Acordo cedo. Talvez seja a antecipação do dia que me acorda. Talvez seja o som das gaivotas rasantes nas janelas ou a luz avermelhada que repassa os cortinados num país que desconhece persianas. Não durmo mais. Tenho visto tanto. Olho em golfadas as imagens que me passam: umas velozes, outras estáticas sob estes arvoredos milenares.
Sabia que aqui vinha. Não sabia quando. Não esperava já. O Tempo é velho aqui. Velho e longo. Fotografo cada vez menos. A idade tem-me dado a calma para a apreciação. Apazigua-me a importância do ver absorvendo e não do ver por ver, para ter visto, de idades jovens vividas na sofreguidão de fotografar primeiro e ver depois. Os meus olhos são mais importantes agora. Quando morrer não levo fotos. As imagens que eu vejo, essas vão comigo para onde eu for nesse outro percurso. Vou levar estas como levo tantas e tantas outras numa vida que me tem dado o privilégio de palmilhar o mundo pelos sítios mais improváveis e que eu pensava talvez nunca chegar a ver por mim.
Ontem falei baixinho com a voz do pensamento à Mãe:
- O que vês Mãe, quando me vês por aqui? Tão longe, no meio deste Tempo velho de séculos? Que pensas das vidas das tuas duas filhas com percursos tão diferentes? Uma que desconhece fronteiras e vê o mundo em golfadas de olhar, que se libertou de grilhões e tem esta vida incomum? A outra que te deu o neto que não conheceste e solidificou a vida, que te perpetua os genes e te vivifica? Eu pensava que de ambas eu te perpetuaria mais. Mas eu tornei-me noutra coisa, Mãe. Vivi para chegar aqui. Vivi para esta vida de liberdades imensas, paisagens sem fim, uma vida onde eu habito como quero. Sabes Mãe, acho que incomensurável podia bem ser um adjectivo desta língua que me ensinaste para eu descrever a vida que levo. Incomensurável. Como é incomensurável estar aqui e ver coisas que víamos à distância de livros e filmes. O que pensarás, Mãe, de tudo isto?
Hoje vai ser especial outra vez. E talvez seja por isso que acordei tão cedo. E é tanto mais especial porque há reflexos, bem ao meu lado, reflexos mágicos que só esta terra poderia ter produzido. Reflexos que me foram buscar e que agora me acompanham quando, nos meus silêncios de liberdade, eu olho esta terra e vejo com o coração...
4 comentários:
Tb acho q é melhor não perdermos mt tempo com a máquina fotográfica e fotografarsó com o olhar e a memória! É aí q ficam as melhores impressões!

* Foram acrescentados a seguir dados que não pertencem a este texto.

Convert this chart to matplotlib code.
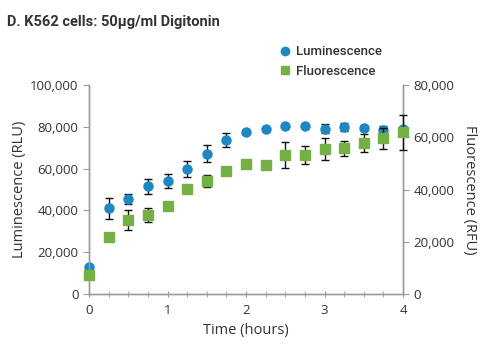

Enjoy that old magic land up there!
Eu acho que ela ficaria orgulhosa de ambas.. cada uma como cada qual.. :)
Gosto muito. Longe de todas as frivolidades imagináveis.
"Ver com o coração". Aprendi que é quando se chega aí, que percebemos quanto vale a vida. E só o percebi, quando comecei a viajar pelo mundo inteiro e a usufruir das oportunidades que a vida me deu para o fazer.